Mr. ROSENBLOOM. It is extended over the 62-year period. [Laughter.]

Mr. PERLMAN. Under your point of view, under the present law, where the shipper signs a receipt, through an agent, or even signs it himself, without examining the merchandise, not having an opportunity, when he makes his claim for damage, the court naturally will take into consideration this receipt he signed. Suppose you were sitting as the court, would you consider that you needed more evidence to disprove that receipt, under this provision, than without it?

Mr. BEECHER. I do not think it alters existing law under the circumstances.

Mr. EDMONDS. It is true to-day and the courts have had to construe that; is not that so?


Mr. EDMONDS. It is true to-day, in the present bills of lading, and the court has had to construe that. This is simply a confirmation of the Harter Act, but possibly not quite as strong

Mr. PERLMAN. They have not construed it as practically to bar his claim.
Mr. BEECHER. Of course not; neither does this.
Mr. PERLMAN. Not entirely; but that is the effect of it.

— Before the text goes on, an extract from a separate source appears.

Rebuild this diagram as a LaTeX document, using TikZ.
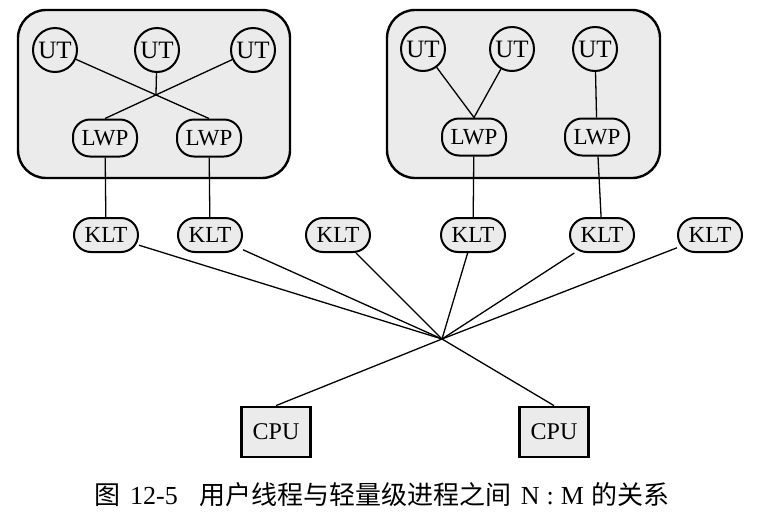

Mr. BEECHER. It does not bar his claim any more than the signing of a receipt to-day bars his claim. It is the same thing; it operates as a prima facie case for the carrier. But you say why have it in if it does not amount to anything? You will find throughout this bill a good deal to which that same criticism could be addressed. It is an attempt, to a certain extent, to codify existing American law, so that not only shall Americans have the benefit of a final, conclusive, statement of what the American law is, but also, obviously, if all the nations of the earth are going to have the same law it is necessary and desirable to tell them in the rules what that law is.

Mr. PERLMAN. This does not explain what the American law is to-day; this changes the American law.

Mr. BEECHER. Of course; I was only referring to your objection of why put it in. Mr. PERLMAN. But it changes the present American law.